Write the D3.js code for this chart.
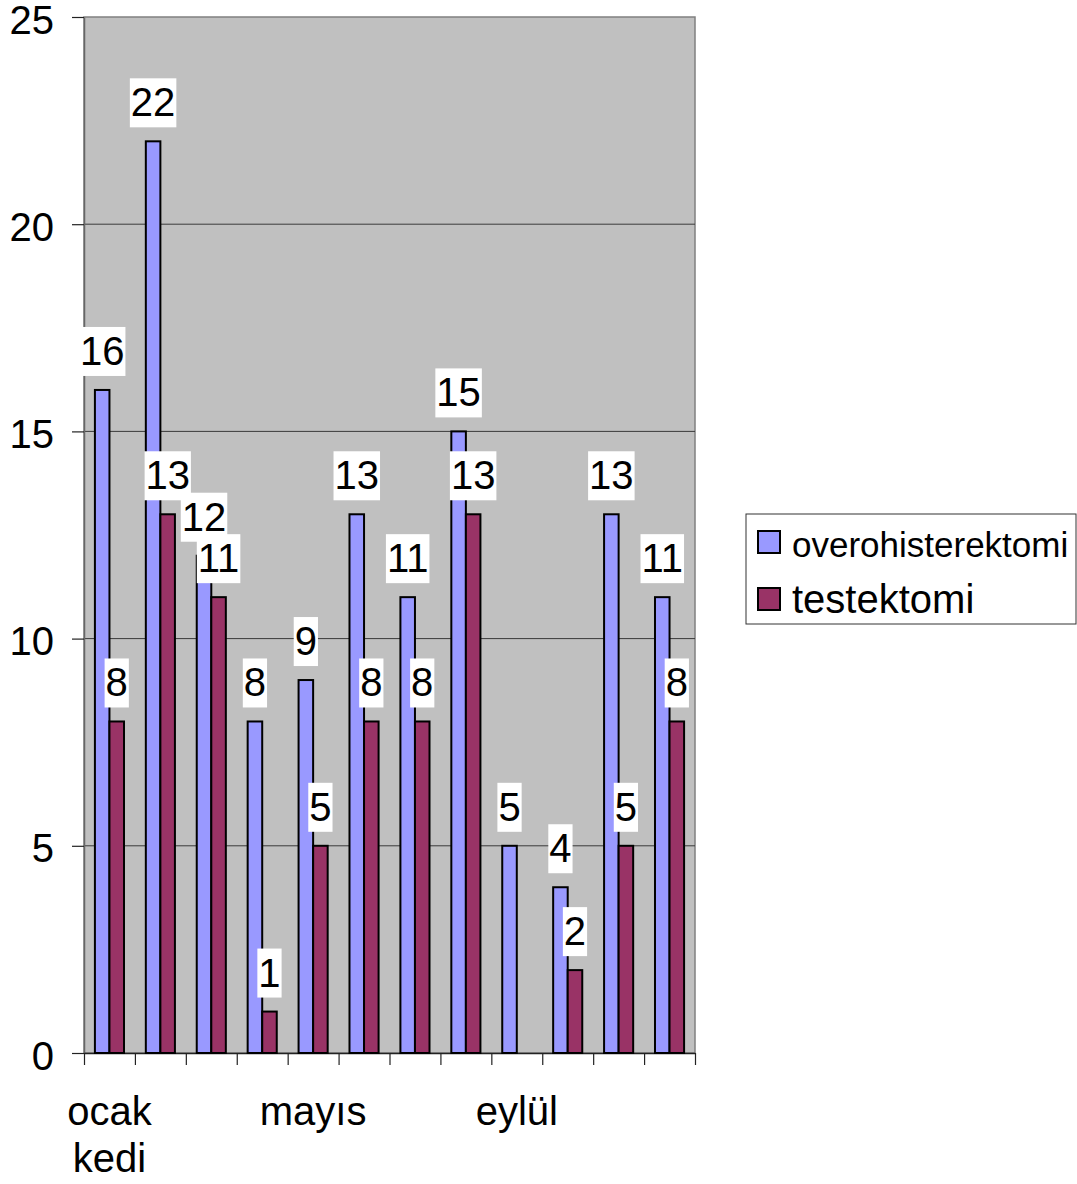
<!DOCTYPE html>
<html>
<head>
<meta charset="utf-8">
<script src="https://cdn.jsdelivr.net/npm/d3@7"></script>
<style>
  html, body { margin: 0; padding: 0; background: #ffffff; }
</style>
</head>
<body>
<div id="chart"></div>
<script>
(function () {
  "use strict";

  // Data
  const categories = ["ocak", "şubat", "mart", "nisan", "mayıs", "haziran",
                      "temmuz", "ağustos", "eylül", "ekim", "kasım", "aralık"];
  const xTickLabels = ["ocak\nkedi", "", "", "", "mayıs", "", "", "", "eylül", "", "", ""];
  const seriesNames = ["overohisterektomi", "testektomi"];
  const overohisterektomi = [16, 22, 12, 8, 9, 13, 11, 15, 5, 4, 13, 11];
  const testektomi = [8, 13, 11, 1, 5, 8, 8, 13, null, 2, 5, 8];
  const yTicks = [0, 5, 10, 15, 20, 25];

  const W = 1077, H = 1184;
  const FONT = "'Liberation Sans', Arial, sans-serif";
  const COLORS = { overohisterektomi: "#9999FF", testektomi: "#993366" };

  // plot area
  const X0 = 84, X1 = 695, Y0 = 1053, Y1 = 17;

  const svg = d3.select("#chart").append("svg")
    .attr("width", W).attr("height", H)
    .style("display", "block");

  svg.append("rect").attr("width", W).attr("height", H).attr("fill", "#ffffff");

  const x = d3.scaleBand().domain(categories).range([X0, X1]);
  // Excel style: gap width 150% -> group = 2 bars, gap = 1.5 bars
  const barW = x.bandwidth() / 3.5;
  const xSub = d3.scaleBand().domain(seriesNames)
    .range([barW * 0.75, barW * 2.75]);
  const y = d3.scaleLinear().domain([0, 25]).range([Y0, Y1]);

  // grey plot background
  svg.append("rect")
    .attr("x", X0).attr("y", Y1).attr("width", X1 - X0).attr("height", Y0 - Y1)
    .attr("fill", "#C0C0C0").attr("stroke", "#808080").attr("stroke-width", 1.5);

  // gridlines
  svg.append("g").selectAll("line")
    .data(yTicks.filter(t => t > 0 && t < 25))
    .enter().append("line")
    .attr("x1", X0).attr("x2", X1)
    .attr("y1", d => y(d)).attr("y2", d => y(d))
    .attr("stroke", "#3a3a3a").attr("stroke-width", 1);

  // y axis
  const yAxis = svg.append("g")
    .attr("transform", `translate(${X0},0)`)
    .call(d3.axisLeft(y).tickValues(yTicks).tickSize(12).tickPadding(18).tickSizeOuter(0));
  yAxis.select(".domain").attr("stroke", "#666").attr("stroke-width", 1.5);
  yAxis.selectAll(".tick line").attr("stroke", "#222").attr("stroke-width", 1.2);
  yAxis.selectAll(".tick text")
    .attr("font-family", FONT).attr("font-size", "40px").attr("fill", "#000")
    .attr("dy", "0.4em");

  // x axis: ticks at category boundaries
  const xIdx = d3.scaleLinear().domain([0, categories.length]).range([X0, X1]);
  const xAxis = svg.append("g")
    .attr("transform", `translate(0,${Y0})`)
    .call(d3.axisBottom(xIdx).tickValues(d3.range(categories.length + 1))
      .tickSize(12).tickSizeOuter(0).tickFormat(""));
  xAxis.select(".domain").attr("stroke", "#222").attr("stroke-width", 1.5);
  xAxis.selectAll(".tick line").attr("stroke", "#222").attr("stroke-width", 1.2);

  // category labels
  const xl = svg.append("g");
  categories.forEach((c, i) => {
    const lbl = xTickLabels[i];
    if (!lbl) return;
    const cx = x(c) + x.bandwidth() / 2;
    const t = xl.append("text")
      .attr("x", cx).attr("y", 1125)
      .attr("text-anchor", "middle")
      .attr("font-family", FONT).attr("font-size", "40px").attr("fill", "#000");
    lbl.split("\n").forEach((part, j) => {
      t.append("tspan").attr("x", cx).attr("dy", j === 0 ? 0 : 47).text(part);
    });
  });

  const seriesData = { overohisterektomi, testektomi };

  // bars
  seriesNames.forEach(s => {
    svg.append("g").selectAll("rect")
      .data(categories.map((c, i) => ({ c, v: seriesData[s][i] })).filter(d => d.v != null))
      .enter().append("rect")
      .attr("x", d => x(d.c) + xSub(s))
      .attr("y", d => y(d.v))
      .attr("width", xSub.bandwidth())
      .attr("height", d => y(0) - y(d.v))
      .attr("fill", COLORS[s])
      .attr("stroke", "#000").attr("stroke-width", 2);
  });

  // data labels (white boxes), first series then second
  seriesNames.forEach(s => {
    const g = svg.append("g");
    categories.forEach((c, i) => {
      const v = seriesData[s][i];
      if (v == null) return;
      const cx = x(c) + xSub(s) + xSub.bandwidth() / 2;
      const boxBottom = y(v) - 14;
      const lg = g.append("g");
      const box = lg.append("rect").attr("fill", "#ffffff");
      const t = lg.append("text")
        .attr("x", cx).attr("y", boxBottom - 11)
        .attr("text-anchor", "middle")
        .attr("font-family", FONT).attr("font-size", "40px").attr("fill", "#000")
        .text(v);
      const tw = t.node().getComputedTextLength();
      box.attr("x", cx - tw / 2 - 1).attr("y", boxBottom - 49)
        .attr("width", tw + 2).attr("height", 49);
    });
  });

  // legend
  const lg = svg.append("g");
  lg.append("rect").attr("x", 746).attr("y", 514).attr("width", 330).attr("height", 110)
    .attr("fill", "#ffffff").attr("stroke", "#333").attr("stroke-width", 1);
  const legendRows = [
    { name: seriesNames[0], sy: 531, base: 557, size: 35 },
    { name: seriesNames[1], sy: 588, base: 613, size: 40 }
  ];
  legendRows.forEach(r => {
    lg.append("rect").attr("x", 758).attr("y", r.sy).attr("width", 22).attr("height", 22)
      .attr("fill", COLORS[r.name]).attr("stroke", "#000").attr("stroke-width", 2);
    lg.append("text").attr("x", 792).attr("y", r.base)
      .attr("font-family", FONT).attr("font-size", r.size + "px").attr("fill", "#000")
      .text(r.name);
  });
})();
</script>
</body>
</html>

## Objective
Give only the count of lines in the data that include the string "chart".

## Written solution
3